%%

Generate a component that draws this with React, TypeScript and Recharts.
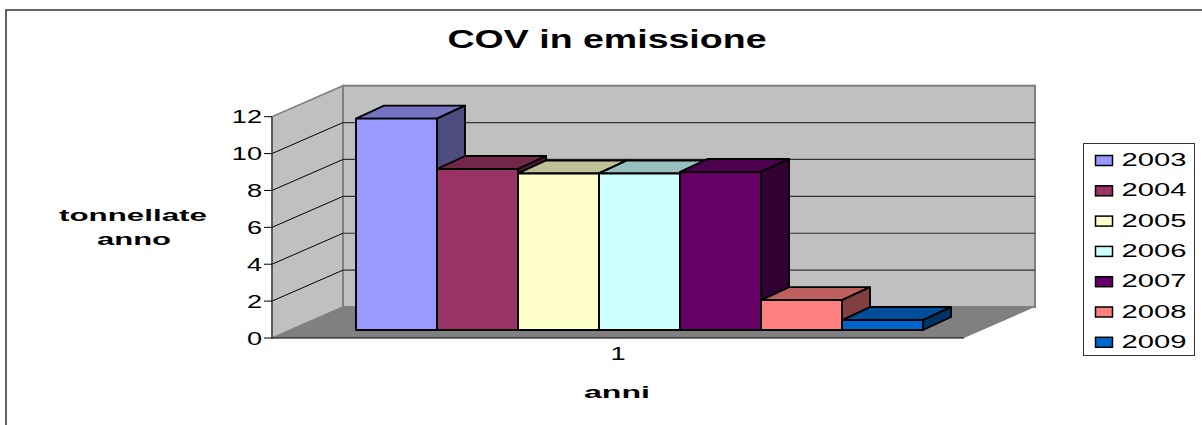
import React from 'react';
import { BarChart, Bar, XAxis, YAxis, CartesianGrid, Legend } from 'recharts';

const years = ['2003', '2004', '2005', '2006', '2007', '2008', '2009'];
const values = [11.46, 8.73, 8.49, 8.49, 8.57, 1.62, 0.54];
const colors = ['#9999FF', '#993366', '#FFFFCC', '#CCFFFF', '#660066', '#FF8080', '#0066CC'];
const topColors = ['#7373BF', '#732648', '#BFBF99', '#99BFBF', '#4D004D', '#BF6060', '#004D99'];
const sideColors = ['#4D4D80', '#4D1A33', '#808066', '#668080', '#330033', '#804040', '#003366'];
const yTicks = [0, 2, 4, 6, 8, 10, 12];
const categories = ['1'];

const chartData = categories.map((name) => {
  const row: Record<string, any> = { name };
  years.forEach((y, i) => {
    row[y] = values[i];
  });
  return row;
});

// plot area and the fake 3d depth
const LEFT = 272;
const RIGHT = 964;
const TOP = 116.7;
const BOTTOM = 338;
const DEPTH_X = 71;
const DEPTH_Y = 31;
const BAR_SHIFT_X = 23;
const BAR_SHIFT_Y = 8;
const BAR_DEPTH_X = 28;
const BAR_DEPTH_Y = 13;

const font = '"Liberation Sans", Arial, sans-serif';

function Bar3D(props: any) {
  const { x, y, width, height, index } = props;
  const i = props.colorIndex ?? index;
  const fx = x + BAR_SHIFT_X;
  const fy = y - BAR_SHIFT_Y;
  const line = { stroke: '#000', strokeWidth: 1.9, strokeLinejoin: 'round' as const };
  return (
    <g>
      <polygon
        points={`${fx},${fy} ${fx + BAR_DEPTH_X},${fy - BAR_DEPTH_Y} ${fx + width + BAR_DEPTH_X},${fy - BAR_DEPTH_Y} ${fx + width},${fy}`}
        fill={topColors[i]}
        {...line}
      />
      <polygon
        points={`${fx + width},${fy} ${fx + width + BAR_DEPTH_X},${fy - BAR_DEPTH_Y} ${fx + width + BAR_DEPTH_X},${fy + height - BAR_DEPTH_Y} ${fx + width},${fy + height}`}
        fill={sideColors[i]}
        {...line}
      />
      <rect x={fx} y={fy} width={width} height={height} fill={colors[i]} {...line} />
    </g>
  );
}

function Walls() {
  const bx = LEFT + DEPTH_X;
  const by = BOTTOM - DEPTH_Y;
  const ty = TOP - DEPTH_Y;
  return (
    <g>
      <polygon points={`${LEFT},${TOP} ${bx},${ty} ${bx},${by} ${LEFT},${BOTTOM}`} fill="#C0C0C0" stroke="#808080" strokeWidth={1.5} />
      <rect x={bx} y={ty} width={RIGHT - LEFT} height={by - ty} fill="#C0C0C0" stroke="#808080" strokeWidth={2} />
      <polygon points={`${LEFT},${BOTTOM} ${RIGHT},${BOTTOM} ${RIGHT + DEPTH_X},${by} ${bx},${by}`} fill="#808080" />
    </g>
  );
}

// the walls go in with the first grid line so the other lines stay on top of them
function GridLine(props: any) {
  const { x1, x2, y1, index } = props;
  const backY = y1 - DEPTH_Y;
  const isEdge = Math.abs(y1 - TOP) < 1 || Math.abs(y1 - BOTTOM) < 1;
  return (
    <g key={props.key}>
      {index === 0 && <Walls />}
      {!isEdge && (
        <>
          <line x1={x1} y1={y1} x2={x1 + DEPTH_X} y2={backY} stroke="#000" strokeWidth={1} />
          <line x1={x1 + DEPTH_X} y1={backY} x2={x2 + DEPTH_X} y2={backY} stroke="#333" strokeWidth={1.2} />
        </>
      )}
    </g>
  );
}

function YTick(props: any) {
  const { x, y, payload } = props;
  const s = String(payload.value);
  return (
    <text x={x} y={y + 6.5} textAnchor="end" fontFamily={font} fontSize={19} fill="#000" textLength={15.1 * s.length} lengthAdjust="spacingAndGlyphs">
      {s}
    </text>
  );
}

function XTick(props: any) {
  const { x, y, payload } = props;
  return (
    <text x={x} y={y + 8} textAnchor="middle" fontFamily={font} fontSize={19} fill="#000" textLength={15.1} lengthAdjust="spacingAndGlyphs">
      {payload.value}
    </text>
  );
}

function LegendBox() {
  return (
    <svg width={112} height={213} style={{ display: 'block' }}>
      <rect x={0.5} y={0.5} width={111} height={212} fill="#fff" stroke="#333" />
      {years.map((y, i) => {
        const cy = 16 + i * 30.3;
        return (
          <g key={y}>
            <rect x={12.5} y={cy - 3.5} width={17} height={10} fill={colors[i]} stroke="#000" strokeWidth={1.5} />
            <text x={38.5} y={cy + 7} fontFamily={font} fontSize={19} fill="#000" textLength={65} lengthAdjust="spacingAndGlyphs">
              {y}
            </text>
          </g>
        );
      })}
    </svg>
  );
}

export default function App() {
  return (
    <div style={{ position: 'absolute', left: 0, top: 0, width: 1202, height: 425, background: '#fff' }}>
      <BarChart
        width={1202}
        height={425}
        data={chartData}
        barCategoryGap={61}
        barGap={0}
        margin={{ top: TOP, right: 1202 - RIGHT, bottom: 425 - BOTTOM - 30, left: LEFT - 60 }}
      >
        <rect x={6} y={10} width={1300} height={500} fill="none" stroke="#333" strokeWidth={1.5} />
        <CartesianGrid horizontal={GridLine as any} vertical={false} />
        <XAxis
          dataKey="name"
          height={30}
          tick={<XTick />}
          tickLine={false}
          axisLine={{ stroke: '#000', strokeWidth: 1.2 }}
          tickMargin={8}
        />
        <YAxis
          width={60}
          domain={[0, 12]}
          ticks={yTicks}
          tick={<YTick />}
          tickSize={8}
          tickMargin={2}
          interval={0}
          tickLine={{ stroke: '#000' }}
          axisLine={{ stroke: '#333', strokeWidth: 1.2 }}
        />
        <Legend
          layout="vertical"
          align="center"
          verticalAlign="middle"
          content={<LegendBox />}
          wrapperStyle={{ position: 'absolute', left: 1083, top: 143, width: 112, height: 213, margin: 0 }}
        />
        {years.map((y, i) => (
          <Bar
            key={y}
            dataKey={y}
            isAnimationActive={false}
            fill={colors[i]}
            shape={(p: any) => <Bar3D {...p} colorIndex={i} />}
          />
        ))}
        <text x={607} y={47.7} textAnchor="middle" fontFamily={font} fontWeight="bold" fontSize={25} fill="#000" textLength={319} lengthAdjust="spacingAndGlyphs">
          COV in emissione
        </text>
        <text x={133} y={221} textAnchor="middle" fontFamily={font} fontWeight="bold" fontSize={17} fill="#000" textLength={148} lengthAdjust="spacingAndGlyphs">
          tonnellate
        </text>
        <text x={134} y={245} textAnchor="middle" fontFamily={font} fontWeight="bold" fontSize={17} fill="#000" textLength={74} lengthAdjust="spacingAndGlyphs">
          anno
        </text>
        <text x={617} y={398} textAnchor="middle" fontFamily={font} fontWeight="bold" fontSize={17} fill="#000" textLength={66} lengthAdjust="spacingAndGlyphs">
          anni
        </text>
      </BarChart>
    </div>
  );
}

%%

• _Instructions for the task_: Starting at the top of the listing above, please restate word for word each line up to and including the one that holds "const BAR_DEPTH_Y = 13;", omitting every image.

• _Output_:
Generate a component that draws this with React, TypeScript and Recharts.
import React from 'react';
import { BarChart, Bar, XAxis, YAxis, CartesianGrid, Legend } from 'recharts';

const years = ['2003', '2004', '2005', '2006', '2007', '2008', '2009'];
const values = [11.46, 8.73, 8.49, 8.49, 8.57, 1.62, 0.54];
const colors = ['#9999FF', '#993366', '#FFFFCC', '#CCFFFF', '#660066', '#FF8080', '#0066CC'];
const topColors = ['#7373BF', '#732648', '#BFBF99', '#99BFBF', '#4D004D', '#BF6060', '#004D99'];
const sideColors = ['#4D4D80', '#4D1A33', '#808066', '#668080', '#330033', '#804040', '#003366'];
const yTicks = [0, 2, 4, 6, 8, 10, 12];
const categories = ['1'];

const chartData = categories.map((name) => {
  const row: Record<string, any> = { name };
  years.forEach((y, i) => {
    row[y] = values[i];
  });
  return row;
});

// plot area and the fake 3d depth
const LEFT = 272;
const RIGHT = 964;
const TOP = 116.7;
const BOTTOM = 338;
const DEPTH_X = 71;
const DEPTH_Y = 31;
const BAR_SHIFT_X = 23;
const BAR_SHIFT_Y = 8;
const BAR_DEPTH_X = 28;
const BAR_DEPTH_Y = 13;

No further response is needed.